Hamju County is a county in South Hamgyong province, North Korea.

==Physical features==
The county's highest point is Norabong. The chief river is the Sangch'ŏn River (상천강). Aside from the coastal area, Hamju is mountainous throughout. It is cold, but is distinguished by the occurrence of foehn winds in the upland areas. Due to this, the climate is milder than the Yellow Sea coastal regions.

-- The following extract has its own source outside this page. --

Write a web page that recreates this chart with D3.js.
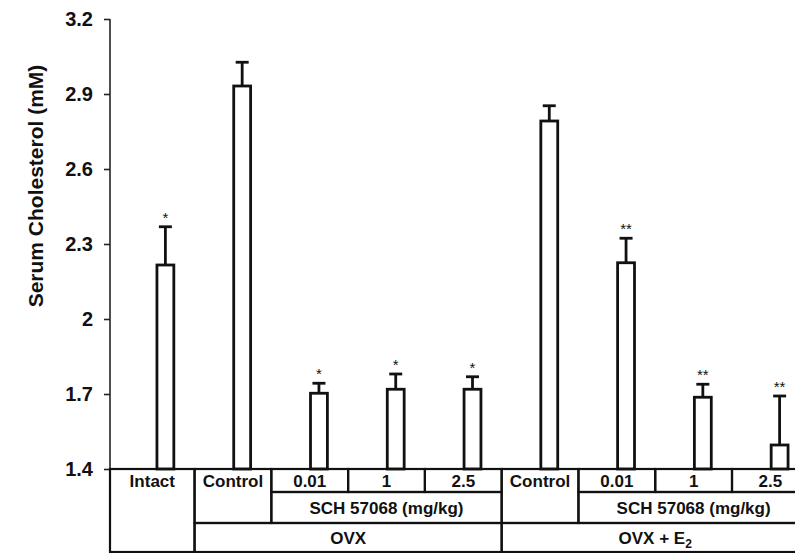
<!DOCTYPE html>
<html>
<head>
<meta charset="utf-8">
<script src="https://cdn.jsdelivr.net/npm/d3@7"></script>
<style>
  body { margin: 0; background: #fff; }
  svg { display: block; font-family: "Liberation Sans", Arial, sans-serif; }
  .axis path, .axis line { stroke: #222; stroke-width: 1.6px; }
  .axis text { font-size: 20px; font-weight: bold; fill: #111; }
  .bar { fill: #fff; stroke: #111; stroke-width: 2.8px; }
  .err { stroke: #111; stroke-width: 2.8px; }
  .cell { font-size: 17px; font-weight: bold; fill: #111; text-anchor: middle; }
  .star { font-size: 15px; fill: #111; text-anchor: middle; }
</style>
</head>
<body>
<script>
// bar categories, left to right
var categories = ["Intact", "OVX Control", "OVX 0.01", "OVX 1", "OVX 2.5",
                  "E2 Control", "E2 0.01", "E2 1", "E2 2.5"];
// serum cholesterol (mM), mean and upper error
var means = [2.216, 2.932, 1.703, 1.719, 1.719, 2.792, 2.225, 1.687, 1.496];
var errors = [0.153, 0.095, 0.040, 0.061, 0.050, 0.061, 0.098, 0.052, 0.196];
var stars = ["*", "", "*", "*", "*", "", "**", "**", "**"];
var yTicks = [1.4, 1.7, 2.0, 2.3, 2.6, 2.9, 3.2];

// table under the bars: label, first and last category index, row range
var cellsRow1 = [
    { label: "Intact", from: 0, to: 0, r0: 0, r1: 3 },
    { label: "Control", from: 1, to: 1, r0: 0, r1: 2 },
    { label: "0.01", from: 2, to: 2, r0: 0, r1: 1 },
    { label: "1", from: 3, to: 3, r0: 0, r1: 1 },
    { label: "2.5", from: 4, to: 4, r0: 0, r1: 1 },
    { label: "Control", from: 5, to: 5, r0: 0, r1: 2 },
    { label: "0.01", from: 6, to: 6, r0: 0, r1: 1 },
    { label: "1", from: 7, to: 7, r0: 0, r1: 1 },
    { label: "2.5", from: 8, to: 8, r0: 0, r1: 1 }
];
var cellsRow2 = [
    { label: "SCH 57068 (mg/kg)", from: 2, to: 4, r0: 1, r1: 2 },
    { label: "SCH 57068 (mg/kg)", from: 6, to: 8, r0: 1, r1: 2 }
];
var cellsRow3 = [
    { label: "OVX", from: 1, to: 4, r0: 2, r1: 3 },
    { label: "OVX + E", sub: "2", from: 5, to: 8, r0: 2, r1: 3 }
];

var width = 795, height = 553;
var axisX = 110;

var svg = d3.select("body").append("svg")
    .attr("width", width)
    .attr("height", height);

var y = d3.scaleLinear().domain([1.4, 3.2]).range([469, 19]);

var x = d3.scaleBand()
    .domain(categories)
    .range([127, 818])
    .paddingInner(0.78)
    .paddingOuter(0.39);

var step = x.step(), bw = x.bandwidth();
// centre of column i, also past the last category
function center(i) { return x(categories[0]) + bw / 2 + i * step; }
function edge(i) {
    if (i === 0) return axisX;
    return center(i) - 0.62 * step;
}
var rowY = [y(1.4), y(1.4) + 23, y(1.4) + 54, y(1.4) + 83];

// y axis
var axis = svg.append("g")
    .attr("class", "axis")
    .attr("transform", "translate(" + axisX + ",0)")
    .call(d3.axisLeft(y)
        .tickValues(yTicks)
        .tickFormat(function (d) { return d3.format("")(+d.toFixed(1)); })
        .tickSize(6)
        .tickSizeOuter(0)
        .tickPadding(11));
axis.select(".domain").remove();
axis.append("line")
    .attr("x1", 0).attr("x2", 0)
    .attr("y1", y(3.2)).attr("y2", rowY[3]);

svg.append("text")
    .attr("transform", "translate(43," + 186 + ") rotate(-90)")
    .attr("text-anchor", "middle")
    .style("font-size", "21px")
    .style("font-weight", "bold")
    .style("fill", "#111")
    .text("Serum Cholesterol (mM)");

// bars
var data = categories.map(function (c, i) {
    return { cat: c, mean: means[i], err: errors[i], star: stars[i] };
});

var g = svg.append("g");

g.selectAll(".errLine")
    .data(data)
    .enter().append("line")
    .attr("class", "err errLine")
    .attr("x1", function (d) { return x(d.cat) + bw / 2; })
    .attr("x2", function (d) { return x(d.cat) + bw / 2; })
    .attr("y1", function (d) { return y(d.mean); })
    .attr("y2", function (d) { return y(d.mean + d.err); });

g.selectAll(".cap")
    .data(data)
    .enter().append("line")
    .attr("class", "err cap")
    .attr("x1", function (d) { return x(d.cat) + bw / 2 - 6.5; })
    .attr("x2", function (d) { return x(d.cat) + bw / 2 + 6.5; })
    .attr("y1", function (d) { return y(d.mean + d.err); })
    .attr("y2", function (d) { return y(d.mean + d.err); });

g.selectAll(".bar")
    .data(data)
    .enter().append("rect")
    .attr("class", "bar")
    .attr("x", function (d) { return x(d.cat); })
    .attr("width", bw)
    .attr("y", function (d) { return y(d.mean); })
    .attr("height", function (d) { return y(1.4) - y(d.mean); });

g.selectAll(".star")
    .data(data.filter(function (d) { return d.star; }))
    .enter().append("text")
    .attr("class", "star")
    .attr("x", function (d) { return x(d.cat) + bw / 2; })
    .attr("y", function (d) { return y(d.mean + d.err) - 4; })
    .text(function (d) { return d.star; });

// table
var cells = cellsRow1.concat(cellsRow2, cellsRow3);
var grid = svg.append("g");

grid.selectAll("rect")
    .data(cells)
    .enter().append("rect")
    .attr("x", function (d) { return edge(d.from); })
    .attr("y", function (d) { return rowY[d.r0]; })
    .attr("width", function (d) { return edge(d.to + 1) - edge(d.from); })
    .attr("height", function (d) { return rowY[d.r1] - rowY[d.r0]; })
    .style("fill", "none")
    .style("stroke", "#111")
    .style("stroke-width", "2.2px");

var labels = grid.selectAll(".cell")
    .data(cells)
    .enter().append("text")
    .attr("class", "cell")
    .attr("x", function (d) { return (edge(d.from) + edge(d.to + 1)) / 2; })
    .attr("y", function (d) { return rowY[d.r0] + (rowY[d.r0 + 1] - rowY[d.r0]) / 2; })
    .attr("dy", "0.36em")
    .text(function (d) { return d.label; });

labels.filter(function (d) { return d.sub; })
    .append("tspan")
    .attr("dy", "4")
    .style("font-size", "12px")
    .text(function (d) { return d.sub; });
</script>
</body>
</html>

==Administrative divisions==
Hamju county is divided into 1 ŭp (town) and 36 ri (villages):

| * Hamju-ŭp * Chaeal-li * Chisŏng-ri * Choyang-ri * Chusŏl-li * Ch'ŏngwŏl-li * Ch'usang-ri * Hangsu-ri * Hongbong-ri * Hŭngsŏ-ri * Koyang-ri * Kusang-ri * Puhŭng-ri * Pulgŭnbyŏl-li * P'ogu-ri * P'ohang-ri * P'ungsong-ri * P'ungsŏng-ri * Rodong-ri | * Ryong'al-li * Ryŏnji-ri * Ryŏnp'o-ri * Sangch'ang-ri * Sangjung-ri * Sindŏng-ri * Singyŏng-ri * Sinha-ri * Sinsang-ri * Sinsŏl-li * Songjŏng-ri * Sudong-ri * Suhŭng-ri * Tong'am-ri * Tongbong-ri * Tongwŏl-li * Unbong-ri * Undong-ri * Wŏndong-ri |

==Economy==
===Agriculture and fishery===
In the level regions, a large amount of rice is produced. Most agriculture in the county is dry-field farming, with crops including Deccan millet, red beans, soybeans, potatoes, and vegetables. Silkworms and livestock are also widely raised, and fishing is carried out along the coast.

===Mining===
Mining also takes place, with deposits of iron ore, cuprite, and other minerals.

==Transport==
Hamju county is served by the P'yŏngra and Kŭmgol lines of the Korean State Railway, and by various roads.